Si a ella que fue mi querer no le importó mi abatimiento.
A quién le puede importar ¡che bandoneón! mi sufrimiento”.

Así se lamenta el tango, ese que surgió en la Argentina de los años 30 del siglo pasado a caballo de la gran depresión. Ese que logró canalizar el dolor colectivo de no tener nada o tener muy poco, pero que sabía que el que nada tiene nada puede perder y sólo la pérdida del amor, de las relaciones sociales, de los afectos, de los lazos de solidaridad ameritaba un poema, una canción.

A quién le puede importar, pensé esta madrugada, la vida de Jóse que tiene 71 años y, que si es expulsado de el piso propiedad de un fondo buitre y que ocupa en la calle Carcavilla 2 de Móstoles, volverá a la calle, donde ya pasó viviendo 7 años cuando perdió su trabajo y su familia. 7 años viviendo en la Plaza Mayor haciendo bailar papel higiénico en los respiradores del metro para ganar unas monedas y subsistiendo de la comida que los grupos solidarios le donaban. A quién le puede importar hoy, si ya pasó 7 años sin que a nadie le importara hasta que encontró La Dignidad y con ella un lugar al que llamar hogar.

A quien le puede importar, pensé esta madrugada, la vida de Luisa, que comparte el piso con Jóse y que está en el paro porque tiene 55 años y el 66% de discapacidad física. Que si es expulsada de Carcavilla 2, porque un fondo buitre no puede dejar de ganar porque saben especular con los derechos ajenos, tendrá que volver a la casa de su ex marido por un mes y después vaya uno a saber dónde irá a parar. A quién le pueden importar, más que a Luisa, Niña y Canuto, sus dos gatos, que se dejan acariciar por quienes entran a saludar a Luisa y preguntarle por su suerte. “Es que yo por un mes tengo donde ir, pero no tengo dónde dejarlos y no los voy a abandonar”, dice más o menos textualmente. Y aunque esto no vaya de animales domésticos abandonables, también va de ellos.

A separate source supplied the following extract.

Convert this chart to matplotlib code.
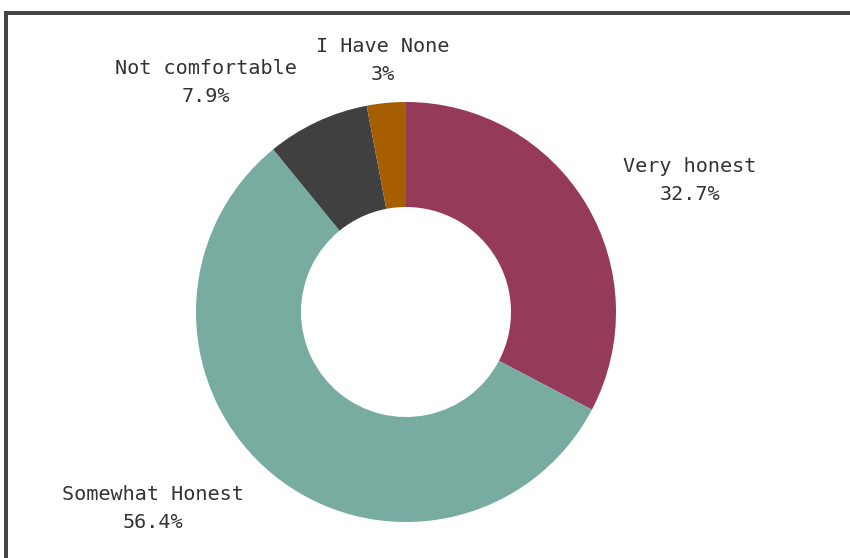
import matplotlib
matplotlib.use("Agg")
import matplotlib.pyplot as plt
from matplotlib.patches import Rectangle

# survey answers, clockwise from 12 o'clock
labels = ["Very honest", "Somewhat Honest", "Not comfortable", "I Have None"]
shares = [32.7, 56.4, 7.9, 3.0]
colours = ["#963A5A", "#78ACA1", "#404040", "#A65E00"]

# label block centres in pixels (x from left, y from top)
label_xy = [(690, 181), (153, 508), (206, 83), (383, 60)]

W, H = 850, 558
fig = plt.figure(figsize=(W / 100, H / 100), dpi=100)
fig.patch.set_facecolor("white")
ax = fig.add_axes([0, 0, 1, 1])

cx, cy, R = 406, H - 312, 210
ax.pie(shares, colors=colours, startangle=90, counterclock=False,
       center=(cx, cy), radius=R,
       wedgeprops=dict(width=R / 2, linewidth=0))

ax.set_xlim(0, W)
ax.set_ylim(0, H)
ax.set_aspect("equal")
ax.axis("off")

for name, val, (x, y) in zip(labels, shares, label_xy):
    pct = f"{val:g}%"
    ax.text(x, H - y, f"{name}\n{pct}", ha="center", va="center",
            family="DejaVu Sans Mono", fontsize=14.5, color="#333333",
            linespacing=1.6)

# dark frame: top and left edges only
frame_col = "#454545"
fig.add_artist(Rectangle((4 / W, 1 - 15 / H), 1, 4 / H,
                         transform=fig.transFigure, color=frame_col, lw=0))
fig.add_artist(Rectangle((4 / W, 0), 4 / W, 1 - 11 / H,
                         transform=fig.transFigure, color=frame_col, lw=0))

plt.savefig("out.png", dpi=100, facecolor=fig.get_facecolor())
plt.close()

A quién le puede importar, pensé esta madrugada, la vida de Tatiana que tiene 31 años o la vida de su hijo de 12, que esta noche durmió en La Casika, el centro social y cultural ocupado de Móstoles y que es uno de los 18 niños que habitan el edificio de Carcavilla 2  junto con otros 48 adultos y que no saben qué será de ellos si el edificio es desahuciado.

A quién le puede importar, pensé esta madrugada, si la ONU le dijo al Gobierno de España que desahuciar esas familias sin solución habitacional vulnera los derechos humanos más básicos. Y, sin embargo, el juez sigue empeñado sacar a esas personas de su único techo para que el edificio siga deshabitado, engrosando el abultado listado de viviendas sin gente que ayudan a elevar el precio de los alquileres que pagamos todos los que habitamos esta Comunidad.

A quien le puede importar, me pregunté esta madrugada, cuando la violencia institucional se expresó durante toda la mañana en forma de mensajes del juzgado amenazando con una inminente intervención que no se produciría. La respuesta llegó con el amanecer, mientras llegaban activistas de las PAH, del Sindicato de Inquilinas, de Stop Desahucios; mientras llegaban vecinos dispuestos a interponerse entre la propiedad privada y los privados de propiedad, mientras La Dignidad resistía un día más gracias a ese sentimiento que está tan de moda nombrar pero mucho menos ejercer: la empatía.

El desalojo de Carcavilla 2 se frenó porque aún hay solidaridad y porque hay un mensaje de la ONU y porque es indigno. Pero aunque se haya instado a los servicios sociales a gestionar alquileres sociales la amenaza de un desalojo sigue en pie. Pero lo que también sigue en pie es La Dignidad, este mediodía me convencí.